Ma perché è stato previsto uno stanziamento considerato così basso? «Non so se ci sono altre partite in ballo che non possono essere dichiarate – spiega Palermo –. Abbiamo in campo anche la possibilità del MES e non so se qualcuno pensa di recuperare risorse con questo strumento. Forse sarebbe stato meglio fare il contrario, ovvero prendere le risorse del MES e poi dare più disponibilità agli altri settori. In ogni caso – continua il Segretario di Anaao-Assomed –, ci troviamo di fronte ad una chiara sottovalutazione della gravità della situazione perché abbiamo bisogno di risorse anche per evitare una terza ondata della pandemia. Considerato che abbiamo la mortalità più alta d’Europa, se vogliamo puntare al primato mondiale la strada è questa, non c’è che dire».

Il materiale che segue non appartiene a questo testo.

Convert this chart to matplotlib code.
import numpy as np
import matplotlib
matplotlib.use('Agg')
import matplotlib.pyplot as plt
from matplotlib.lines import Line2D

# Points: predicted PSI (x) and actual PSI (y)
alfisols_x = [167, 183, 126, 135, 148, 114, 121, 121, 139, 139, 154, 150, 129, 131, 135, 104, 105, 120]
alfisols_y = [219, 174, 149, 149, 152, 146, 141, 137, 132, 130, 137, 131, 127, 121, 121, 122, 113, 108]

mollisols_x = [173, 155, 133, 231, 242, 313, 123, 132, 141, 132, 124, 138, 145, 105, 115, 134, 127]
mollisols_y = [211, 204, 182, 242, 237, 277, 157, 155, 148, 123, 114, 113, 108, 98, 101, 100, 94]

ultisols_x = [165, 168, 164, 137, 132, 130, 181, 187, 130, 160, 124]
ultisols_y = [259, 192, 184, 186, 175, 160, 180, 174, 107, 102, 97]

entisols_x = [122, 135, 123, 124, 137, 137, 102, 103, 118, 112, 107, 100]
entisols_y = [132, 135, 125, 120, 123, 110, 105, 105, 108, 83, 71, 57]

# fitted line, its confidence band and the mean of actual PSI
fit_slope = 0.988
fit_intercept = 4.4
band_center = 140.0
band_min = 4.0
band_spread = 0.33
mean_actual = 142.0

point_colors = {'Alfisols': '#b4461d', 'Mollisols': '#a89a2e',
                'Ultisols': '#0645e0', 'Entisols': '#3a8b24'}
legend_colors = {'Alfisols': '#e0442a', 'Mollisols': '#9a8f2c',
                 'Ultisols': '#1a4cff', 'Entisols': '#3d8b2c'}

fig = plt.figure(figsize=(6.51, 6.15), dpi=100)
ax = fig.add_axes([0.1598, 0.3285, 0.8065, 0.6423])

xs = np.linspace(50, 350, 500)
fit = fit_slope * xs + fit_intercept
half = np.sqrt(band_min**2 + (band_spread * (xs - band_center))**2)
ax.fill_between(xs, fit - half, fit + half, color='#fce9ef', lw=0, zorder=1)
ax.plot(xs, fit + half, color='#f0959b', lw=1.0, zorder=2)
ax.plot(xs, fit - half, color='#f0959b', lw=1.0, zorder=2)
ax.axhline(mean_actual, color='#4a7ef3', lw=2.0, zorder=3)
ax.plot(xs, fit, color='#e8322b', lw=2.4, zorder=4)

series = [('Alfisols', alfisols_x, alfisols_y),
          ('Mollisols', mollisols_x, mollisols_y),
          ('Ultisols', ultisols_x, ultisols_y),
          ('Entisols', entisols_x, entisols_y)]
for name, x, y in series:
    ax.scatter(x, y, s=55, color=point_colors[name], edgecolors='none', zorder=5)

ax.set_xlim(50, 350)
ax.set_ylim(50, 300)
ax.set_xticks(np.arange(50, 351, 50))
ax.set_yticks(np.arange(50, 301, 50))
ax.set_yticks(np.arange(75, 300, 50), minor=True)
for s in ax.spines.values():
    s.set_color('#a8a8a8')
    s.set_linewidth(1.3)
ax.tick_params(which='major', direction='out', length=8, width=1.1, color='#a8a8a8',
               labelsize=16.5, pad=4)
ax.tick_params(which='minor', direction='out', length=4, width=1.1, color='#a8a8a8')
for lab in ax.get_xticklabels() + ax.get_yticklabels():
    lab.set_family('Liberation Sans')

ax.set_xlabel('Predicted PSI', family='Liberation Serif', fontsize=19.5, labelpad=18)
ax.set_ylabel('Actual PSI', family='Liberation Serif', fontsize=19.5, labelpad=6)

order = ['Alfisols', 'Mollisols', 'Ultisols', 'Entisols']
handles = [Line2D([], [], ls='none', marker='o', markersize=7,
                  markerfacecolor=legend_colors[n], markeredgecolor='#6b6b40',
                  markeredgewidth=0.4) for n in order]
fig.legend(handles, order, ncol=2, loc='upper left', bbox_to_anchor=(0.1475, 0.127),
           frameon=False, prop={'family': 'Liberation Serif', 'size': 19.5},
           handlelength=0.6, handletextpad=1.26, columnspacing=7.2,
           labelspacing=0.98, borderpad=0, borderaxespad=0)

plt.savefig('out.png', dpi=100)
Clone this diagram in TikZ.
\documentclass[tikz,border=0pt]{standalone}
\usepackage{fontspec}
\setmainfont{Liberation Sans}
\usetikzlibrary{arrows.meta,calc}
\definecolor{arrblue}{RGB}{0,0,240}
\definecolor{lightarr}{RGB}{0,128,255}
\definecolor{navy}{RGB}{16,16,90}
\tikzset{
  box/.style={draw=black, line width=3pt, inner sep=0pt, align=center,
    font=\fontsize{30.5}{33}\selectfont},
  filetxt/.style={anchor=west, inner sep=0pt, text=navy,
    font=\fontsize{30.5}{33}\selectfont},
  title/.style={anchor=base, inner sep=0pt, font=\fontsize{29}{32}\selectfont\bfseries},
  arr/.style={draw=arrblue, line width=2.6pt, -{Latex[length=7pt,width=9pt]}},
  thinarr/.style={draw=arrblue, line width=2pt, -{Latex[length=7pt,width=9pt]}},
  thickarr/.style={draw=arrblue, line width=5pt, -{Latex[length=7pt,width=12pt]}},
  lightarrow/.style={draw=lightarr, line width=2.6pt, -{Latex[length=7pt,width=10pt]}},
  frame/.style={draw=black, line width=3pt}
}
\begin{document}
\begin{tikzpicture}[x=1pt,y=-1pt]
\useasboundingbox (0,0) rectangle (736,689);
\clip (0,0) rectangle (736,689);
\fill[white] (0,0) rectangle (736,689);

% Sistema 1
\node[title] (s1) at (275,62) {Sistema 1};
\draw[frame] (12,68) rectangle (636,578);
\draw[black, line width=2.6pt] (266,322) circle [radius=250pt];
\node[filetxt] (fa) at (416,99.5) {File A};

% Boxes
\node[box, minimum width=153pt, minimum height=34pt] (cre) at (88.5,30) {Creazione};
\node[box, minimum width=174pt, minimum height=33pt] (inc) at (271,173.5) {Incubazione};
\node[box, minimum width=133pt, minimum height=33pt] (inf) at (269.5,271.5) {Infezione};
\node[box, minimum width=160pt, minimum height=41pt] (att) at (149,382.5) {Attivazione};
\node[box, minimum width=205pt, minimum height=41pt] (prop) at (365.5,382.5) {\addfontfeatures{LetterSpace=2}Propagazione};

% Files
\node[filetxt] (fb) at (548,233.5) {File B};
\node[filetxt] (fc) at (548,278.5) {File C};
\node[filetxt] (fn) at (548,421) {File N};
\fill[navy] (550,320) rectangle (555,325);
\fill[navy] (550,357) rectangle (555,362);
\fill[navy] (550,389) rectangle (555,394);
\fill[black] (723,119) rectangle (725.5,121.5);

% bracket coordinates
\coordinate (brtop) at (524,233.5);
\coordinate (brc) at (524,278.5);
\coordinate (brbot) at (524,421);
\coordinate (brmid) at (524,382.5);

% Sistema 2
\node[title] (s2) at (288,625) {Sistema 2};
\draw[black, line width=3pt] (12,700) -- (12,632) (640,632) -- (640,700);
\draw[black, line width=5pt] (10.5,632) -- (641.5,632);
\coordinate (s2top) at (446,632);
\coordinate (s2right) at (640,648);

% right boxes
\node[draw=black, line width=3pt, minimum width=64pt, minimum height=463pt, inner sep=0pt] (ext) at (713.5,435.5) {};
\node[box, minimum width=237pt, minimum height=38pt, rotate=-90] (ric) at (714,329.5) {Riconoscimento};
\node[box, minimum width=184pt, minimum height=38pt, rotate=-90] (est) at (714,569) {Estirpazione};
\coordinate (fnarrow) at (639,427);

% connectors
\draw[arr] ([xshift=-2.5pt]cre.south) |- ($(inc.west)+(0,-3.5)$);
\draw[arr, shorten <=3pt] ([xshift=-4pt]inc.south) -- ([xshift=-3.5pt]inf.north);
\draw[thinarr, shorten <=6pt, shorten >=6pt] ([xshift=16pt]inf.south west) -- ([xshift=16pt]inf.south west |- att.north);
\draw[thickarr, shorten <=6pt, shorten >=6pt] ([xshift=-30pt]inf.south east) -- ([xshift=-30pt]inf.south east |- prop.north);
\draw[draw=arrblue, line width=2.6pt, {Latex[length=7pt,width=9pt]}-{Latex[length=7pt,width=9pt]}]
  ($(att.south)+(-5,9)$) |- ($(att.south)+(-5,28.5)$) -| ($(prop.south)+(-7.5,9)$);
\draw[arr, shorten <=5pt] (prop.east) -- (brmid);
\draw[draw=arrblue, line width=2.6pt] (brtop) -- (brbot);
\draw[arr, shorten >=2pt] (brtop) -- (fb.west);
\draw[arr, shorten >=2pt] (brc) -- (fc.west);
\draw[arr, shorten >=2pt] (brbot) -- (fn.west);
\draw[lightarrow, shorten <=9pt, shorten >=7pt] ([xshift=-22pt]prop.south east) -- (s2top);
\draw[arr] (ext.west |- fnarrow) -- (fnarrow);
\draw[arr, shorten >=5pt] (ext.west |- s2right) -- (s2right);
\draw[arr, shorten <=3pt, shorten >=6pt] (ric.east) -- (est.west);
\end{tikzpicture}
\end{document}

Il piano previsto dal Ministro della Salute, che prevedeva quantità di risorse molto più ingenti per innovare e ammodernare la sanità in una prospettiva lungimirante, secondo Palermo «andava proprio in questa direzione: abbiamo visto le difficoltà avute nell’operare in strutture a volte fatiscenti o non a norma, anche dal punto di vista antisismico. La mancata separazione del percorso infetto da quello pulito, ad esempio, è stata una delle responsabili della gravità della pandemia. Per non parlare poi dell’innovazione tecnologica, dell’informatizzazione, della necessità di alzare gli stipendi del personale sanitario che è inferiore, al lordo, del 40% annuo rispetto al resto d’Europa. Ci sono tante cose da fare, insomma, anche per contrastare la concorrenza da parte degli altri Paesi europei, visto che mancheranno in Europa circa 230mila specialisti e i nostri professionisti andranno a lavorare laddove troveranno condizioni migliori».
Altro intervento da effettuare, e per il quale ovviamente servono risorse ad hoc (circa 1 miliardo e 300mila euro), è quello di «finanziare i contratti necessari per assorbire l’imbuto formativo: servono 12mila nuovi contratti tra il 2021 e il 2022 per garantire il flusso degli specialisti».
Insomma, per risanare la sanità nove miliardi non bastano ma ne servirebbero circa «otto o nove all’anno. Basterebbe fuggire da ogni ritrosia ideologica e attivare il MES – conclude Palermo –: avremmo 37 miliardi senza sottrarre risorse agli altri settori».